Sweet Treats

Yes, I sometimes cook with them too, but honestly, the fun comes with making sweets. Remember essential oils dissolve in fats/oils.

If this is new to you, please remember something: Be careful! I hear people blathering on about taking essential oils in capsules, and this is not the same thing at all. Nothing similar. Don't do that. Your liver doesn't appreciate it.

It's another thing entirely to use essential oils to flavor foods. Happily, the most receptive foods are sweets. Yes, we all try not to eat much sugar, and dairy is scary, I know, but credit where credit is due. The sugared family of foods is happy to accept essential oils (and some absolutes) as a flavoring. Dairy is another glorious helper.

Hard Candy: so simple, yet a perfect celebration of any essential oil you're obsessed with. Lavender, rose, orange, geranium, peppermint, gardenia enfleurage, even jasmine......spruce, pine, ylang ylang.....It's just harsh white sugar, corn syrup, a candy thermometer that goes to "hard crack" and your favorite essential oil or blend. Take it easy though--essential oils are super strong and your concoction will be inedible if too many drops are added. My advice is never drop directly from the bottle; always make a little weigh station of a spoon or some such. You can find recipes online and many will use peppermint. You can substitute your oil of choice for that. And you can always make it stronger. But take care.....some of your favorite smells might taste bitter as heck. Sandalwood, immortelle, don't do it.

Ice Cream/Gelato: I used to make frankincense ice cream in Salalah, Oman, for the summer festival. I used about 1 drop per (small, about 70 gram) serving. Americans might prefer a more subtle taste. But I personally find most recipes absurdly faint. To my mind, if you have to concentrate in quietude to taste the flavor, you didn't use enough. But if it tastes like you're eating perfume, be more careful next time and use less. In my opinion, the cradle of sweet cream makes a perfect bed for the austerity of frankincense. But it's also perfect for spruce. It's also perfect for rose. It's also perfect for neroli. It's also perfect for jasmine sambac, maybe with orange. You can combine with fruits. You could do vanilla bean pods and cardamom and cinnamon bark oils. And top it with caramel. Date caramel even. Literally the sky is the limit. I was so inspired once I started experimenting, that I went to Gelato school in Italy. True story.

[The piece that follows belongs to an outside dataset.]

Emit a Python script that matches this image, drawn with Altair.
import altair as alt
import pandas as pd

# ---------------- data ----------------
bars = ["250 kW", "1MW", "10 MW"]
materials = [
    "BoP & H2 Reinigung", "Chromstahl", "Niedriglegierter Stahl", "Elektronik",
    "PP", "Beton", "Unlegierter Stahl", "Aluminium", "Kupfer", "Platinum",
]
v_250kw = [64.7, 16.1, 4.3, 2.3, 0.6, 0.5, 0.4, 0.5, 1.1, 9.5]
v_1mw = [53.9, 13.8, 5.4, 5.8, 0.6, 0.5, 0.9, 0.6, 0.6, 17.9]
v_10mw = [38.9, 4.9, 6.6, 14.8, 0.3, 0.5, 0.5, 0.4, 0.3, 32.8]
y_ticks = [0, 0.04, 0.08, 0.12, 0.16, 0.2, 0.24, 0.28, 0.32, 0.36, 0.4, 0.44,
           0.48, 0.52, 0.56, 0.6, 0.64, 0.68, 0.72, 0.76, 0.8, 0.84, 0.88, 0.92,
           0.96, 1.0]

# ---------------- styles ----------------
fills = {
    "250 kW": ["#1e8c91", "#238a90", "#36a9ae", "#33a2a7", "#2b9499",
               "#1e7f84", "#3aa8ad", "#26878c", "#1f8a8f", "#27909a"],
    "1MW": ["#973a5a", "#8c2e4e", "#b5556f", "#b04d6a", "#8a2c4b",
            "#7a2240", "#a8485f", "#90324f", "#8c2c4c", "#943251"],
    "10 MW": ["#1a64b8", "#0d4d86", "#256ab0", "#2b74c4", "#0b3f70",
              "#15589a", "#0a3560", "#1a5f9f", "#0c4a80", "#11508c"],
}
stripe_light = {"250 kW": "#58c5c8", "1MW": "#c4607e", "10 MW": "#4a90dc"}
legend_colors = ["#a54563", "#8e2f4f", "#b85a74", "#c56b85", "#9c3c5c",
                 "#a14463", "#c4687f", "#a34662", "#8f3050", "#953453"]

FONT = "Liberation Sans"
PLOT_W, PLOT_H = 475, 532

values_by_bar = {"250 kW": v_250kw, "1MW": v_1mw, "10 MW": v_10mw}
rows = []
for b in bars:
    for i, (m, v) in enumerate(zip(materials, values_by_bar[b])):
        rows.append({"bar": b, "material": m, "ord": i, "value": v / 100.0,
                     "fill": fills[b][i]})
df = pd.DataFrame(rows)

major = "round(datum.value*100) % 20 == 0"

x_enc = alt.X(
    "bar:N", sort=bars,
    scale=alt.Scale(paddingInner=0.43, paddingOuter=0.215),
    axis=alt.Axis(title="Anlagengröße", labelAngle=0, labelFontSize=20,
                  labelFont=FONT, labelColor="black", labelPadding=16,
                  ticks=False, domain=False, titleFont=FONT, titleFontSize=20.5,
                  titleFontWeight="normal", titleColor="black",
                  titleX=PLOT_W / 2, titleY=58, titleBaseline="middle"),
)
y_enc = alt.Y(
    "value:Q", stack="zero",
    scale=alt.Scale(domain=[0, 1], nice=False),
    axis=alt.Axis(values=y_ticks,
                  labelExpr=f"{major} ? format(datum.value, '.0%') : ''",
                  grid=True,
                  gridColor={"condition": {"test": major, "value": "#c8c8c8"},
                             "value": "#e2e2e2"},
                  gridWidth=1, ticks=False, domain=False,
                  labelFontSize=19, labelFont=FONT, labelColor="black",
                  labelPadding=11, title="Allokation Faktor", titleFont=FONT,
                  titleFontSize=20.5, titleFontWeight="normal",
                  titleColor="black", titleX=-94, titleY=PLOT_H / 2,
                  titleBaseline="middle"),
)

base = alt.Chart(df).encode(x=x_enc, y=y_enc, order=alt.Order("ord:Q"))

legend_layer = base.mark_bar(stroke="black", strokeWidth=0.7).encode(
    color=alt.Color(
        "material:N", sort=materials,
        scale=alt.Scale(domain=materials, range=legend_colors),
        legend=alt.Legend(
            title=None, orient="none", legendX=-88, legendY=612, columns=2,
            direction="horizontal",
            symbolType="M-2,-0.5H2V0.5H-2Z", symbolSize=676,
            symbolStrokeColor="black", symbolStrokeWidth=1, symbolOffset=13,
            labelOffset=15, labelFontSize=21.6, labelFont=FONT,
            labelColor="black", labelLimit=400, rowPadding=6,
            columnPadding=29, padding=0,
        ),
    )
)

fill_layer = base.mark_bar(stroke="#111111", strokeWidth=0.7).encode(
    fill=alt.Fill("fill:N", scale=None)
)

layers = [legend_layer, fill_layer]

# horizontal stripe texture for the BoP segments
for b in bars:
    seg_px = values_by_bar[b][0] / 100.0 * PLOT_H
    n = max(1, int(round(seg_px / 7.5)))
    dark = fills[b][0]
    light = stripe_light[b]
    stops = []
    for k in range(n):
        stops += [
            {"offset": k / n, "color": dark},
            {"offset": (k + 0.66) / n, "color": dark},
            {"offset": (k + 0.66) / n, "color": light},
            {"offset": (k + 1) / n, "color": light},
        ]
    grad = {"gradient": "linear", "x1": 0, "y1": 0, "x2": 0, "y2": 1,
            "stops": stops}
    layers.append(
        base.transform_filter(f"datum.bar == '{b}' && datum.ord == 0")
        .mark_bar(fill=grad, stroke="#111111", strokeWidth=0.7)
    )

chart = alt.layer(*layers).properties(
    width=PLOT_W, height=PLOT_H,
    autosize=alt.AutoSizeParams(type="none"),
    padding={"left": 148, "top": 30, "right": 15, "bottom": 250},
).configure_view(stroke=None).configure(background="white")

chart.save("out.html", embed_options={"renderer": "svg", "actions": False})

Chocolate Truffles: You can absolutely make phenomenal chocolate truffles using essential oils, and why not? The inside of your truffle is chocolate and a bit of cream, so once again the cream is a friend of essential oils. Yes, you can make them vegan too, using coconut cream, or whatever you like. Again, it's the same group that works well in gelato: rose, geranium, cinnamon, frankincense, spruce, neroli, peppermint, jasmine absolute....Take care, don't use too much, as your batch will be ruined. But remember it has to stand up to your chocolate, albeit with the help of cream and sugar. If you are new to chocolate making, find a recipe you like, probably using peppermint oil. And use that as your base, substituting out the peppermint to whatever you want to use . I did a week on chocolate truffes in Italy too.....again, really super fun.

Cake: of course essential oils are perfect, especially in frosting. You could make a vanilla cake with rose frosting. Or a rose cake with geranium frosting. Or any other thing that sounds good to you. In my opinion this is a bit different than the gelato, hard candy and truffles, in that the taste has to be a bit softer. And you will probably always have a friend in vanilla. A piece of cake is larger than a truffle, or a hard candy, and a stronger flavor that might be well enjoyed for a bite or two might be tiresome over 10-15 bites. Probably one or two drops of any essential oil will be enough to give a perfect hint of ambrosia flavor to your cake. But again, it's up to you.

 

A note on the absolutes: Many people ask about this, and in my opinion, of you are worried about using jasmine absolute, then don't use it. Maybe energetically it's different in some way. But they were originally used as flavors and continue to this day. The amount used is tiny, and you're talking about the trace element of hexane, which shouldn't be there in any case. I think that if the idea of using absolutes in a sweet treat freaks you out, then don't do it. Go for a distilled oil instead. Otherwise, carry on.

 

My idea here was just to share a bit; essential oils are so much more exciting and fun than they are sometimes portrayed as. I feel like there's not as much awareness of the fun of making food with essential oils, and honestly, there's more fun in chocolate truffles than in a pasta salad using thyme or dill essential oil. That can be good;  I use it myself sometimes, but if it can make you laugh and treat your friends, and get excited, and mad experiment, then so much the better.